Exactly reproduce all the records, keeping pictures out of the copy.

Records
══════
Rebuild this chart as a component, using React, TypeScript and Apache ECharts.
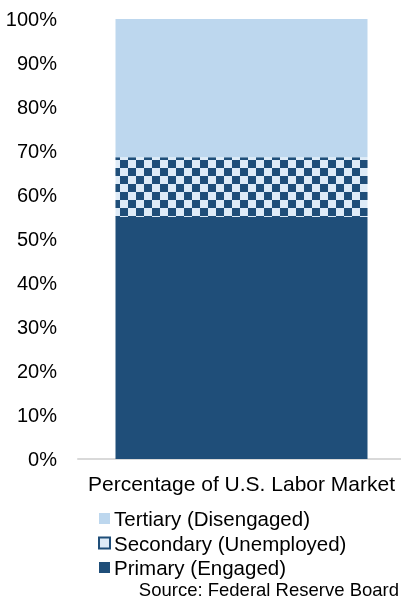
import React, { useEffect, useRef } from "react";
import * as echarts from "echarts";

const categories = ["Percentage of U.S. Labor Market"];
const primaryValues = [55.0];
const secondaryValues = [13.6];
const tertiaryValues = [31.4];
const legendOrder = ["Tertiary (Disengaged)", "Secondary (Unemployed)", "Primary (Engaged)"];
const sourceText = "Source: Federal Reserve Board";

const DARK = "#1F4E79";
const LIGHT = "#DEEBF7";
const TERT = "#BDD7EE";
const FONT = "'Liberation Sans', Arial, sans-serif";

export default function App() {
  const ref = useRef<HTMLDivElement>(null);
  useEffect(() => {
    if (!ref.current) return;
    const chart = echarts.init(ref.current, null, { renderer: "svg" });
    chart.setOption({
      animation: false,
      textStyle: { fontFamily: FONT },
      grid: { left: 78, right: 0, top: 19, bottom: 149, containLabel: false },
      xAxis: {
        type: "category",
        data: categories,
        axisLine: { show: true, lineStyle: { color: "#D9D9D9", width: 2 } },
        axisTick: { show: false },
        axisLabel: { color: "#000", fontSize: 21, fontFamily: FONT, margin: 14 },
      },
      yAxis: {
        type: "value",
        min: 0,
        max: 100,
        interval: 10,
        splitLine: { show: false },
        axisLine: { show: false },
        axisTick: { show: false },
        axisLabel: { color: "#000", fontSize: 20, fontFamily: FONT, margin: 21, formatter: "{value}%" },
      },
      legend: {
        orient: "vertical",
        left: 93,
        top: 503,
        icon: "rect",
        itemWidth: 11,
        itemHeight: 11,
        itemGap: 3.5,
        textStyle: { color: "#000", fontSize: 20.5, fontFamily: FONT, padding: [0, 0, 0, -1] },
        data: [
          { name: legendOrder[0], itemStyle: { color: TERT } },
          { name: legendOrder[1], itemStyle: { color: LIGHT, borderColor: DARK, borderWidth: 2, decal: "none" } },
          { name: legendOrder[2], itemStyle: { color: DARK } },
        ],
      },
      graphic: [
        {
          type: "text",
          right: 6,
          top: 580,
          style: { text: sourceText, fontSize: 18.5, fontFamily: FONT, fill: "#000" },
        },
      ],
      series: [
        {
          name: legendOrder[2],
          type: "bar",
          stack: "total",
          barWidth: 252,
          data: primaryValues,
          itemStyle: { color: DARK },
        },
        {
          name: legendOrder[1],
          type: "bar",
          stack: "total",
          barWidth: 252,
          data: secondaryValues,
          itemStyle: {
            color: LIGHT,
            decal: {
              symbol: "rect",
              symbolSize: 1,
              color: DARK,
              dashArrayX: [[8, 8], [0, 8, 8, 0]],
              dashArrayY: [8, 0],
              rotation: 0,
            },
          },
        },
        {
          name: legendOrder[0],
          type: "bar",
          stack: "total",
          barWidth: 252,
          data: tertiaryValues,
          itemStyle: { color: TERT },
        },
      ],
    });
    return () => chart.dispose();
  }, []);
  return <div ref={ref} style={{ position: "fixed", left: 0, top: 0, width: 405, height: 608 }} />;
}
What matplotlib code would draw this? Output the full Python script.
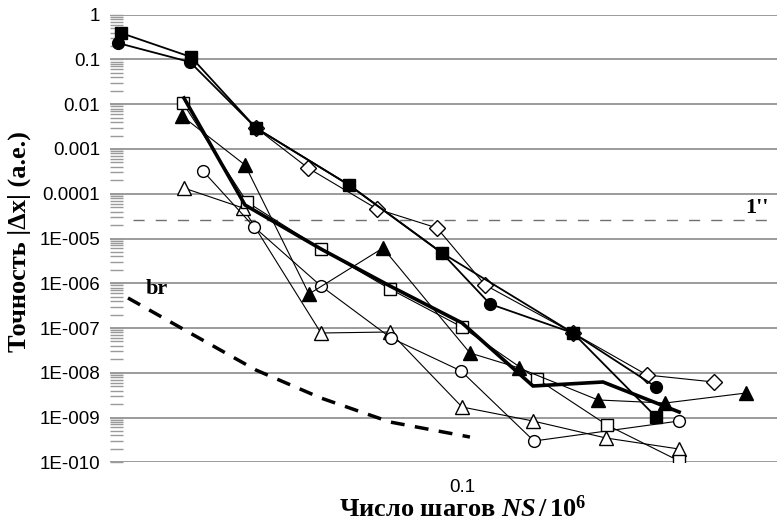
══════
▶ [Solution for this task]:
Rebuild this chart as a component, using React, TypeScript and Apache ECharts.
import React, { useEffect, useRef } from "react";
import * as echarts from "echarts";

const categories = ["Percentage of U.S. Labor Market"];
const primaryValues = [55.0];
const secondaryValues = [13.6];
const tertiaryValues = [31.4];
const legendOrder = ["Tertiary (Disengaged)", "Secondary (Unemployed)", "Primary (Engaged)"];
const sourceText = "Source: Federal Reserve Board";

const DARK = "#1F4E79";
const LIGHT = "#DEEBF7";
const TERT = "#BDD7EE";
const FONT = "'Liberation Sans', Arial, sans-serif";

export default function App() {
  const ref = useRef<HTMLDivElement>(null);
  useEffect(() => {
    if (!ref.current) return;
    const chart = echarts.init(ref.current, null, { renderer: "svg" });
    chart.setOption({
      animation: false,
      textStyle: { fontFamily: FONT },
      grid: { left: 78, right: 0, top: 19, bottom: 149, containLabel: false },
      xAxis: {
        type: "category",
        data: categories,
        axisLine: { show: true, lineStyle: { color: "#D9D9D9", width: 2 } },
        axisTick: { show: false },
        axisLabel: { color: "#000", fontSize: 21, fontFamily: FONT, margin: 14 },
      },
      yAxis: {
        type: "value",
        min: 0,
        max: 100,
        interval: 10,
        splitLine: { show: false },
        axisLine: { show: false },
        axisTick: { show: false },
        axisLabel: { color: "#000", fontSize: 20, fontFamily: FONT, margin: 21, formatter: "{value}%" },
      },
      legend: {
        orient: "vertical",
        left: 93,
        top: 503,
        icon: "rect",
        itemWidth: 11,
        itemHeight: 11,
        itemGap: 3.5,
        textStyle: { color: "#000", fontSize: 20.5, fontFamily: FONT, padding: [0, 0, 0, -1] },
        data: [
          { name: legendOrder[0], itemStyle: { color: TERT } },
          { name: legendOrder[1], itemStyle: { color: LIGHT, borderColor: DARK, borderWidth: 2, decal: "none" } },
          { name: legendOrder[2], itemStyle: { color: DARK } },
        ],
      },
      graphic: [
        {
          type: "text",
          right: 6,
          top: 580,
          style: { text: sourceText, fontSize: 18.5, fontFamily: FONT, fill: "#000" },
        },
      ],
      series: [
        {
          name: legendOrder[2],
          type: "bar",
          stack: "total",
          barWidth: 252,
          data: primaryValues,
          itemStyle: { color: DARK },
        },
        {
          name: legendOrder[1],
          type: "bar",
          stack: "total",
          barWidth: 252,
          data: secondaryValues,
          itemStyle: {
            color: LIGHT,
            decal: {
              symbol: "rect",
              symbolSize: 1,
              color: DARK,
              dashArrayX: [[8, 8], [0, 8, 8, 0]],
              dashArrayY: [8, 0],
              rotation: 0,
            },
          },
        },
        {
          name: legendOrder[0],
          type: "bar",
          stack: "total",
          barWidth: 252,
          data: tertiaryValues,
          itemStyle: { color: TERT },
        },
      ],
    });
    return () => chart.dispose();
  }, []);
  return <div ref={ref} style={{ position: "fixed", left: 0, top: 0, width: 405, height: 608 }} />;
}
What matplotlib code would draw this? Output the full Python script.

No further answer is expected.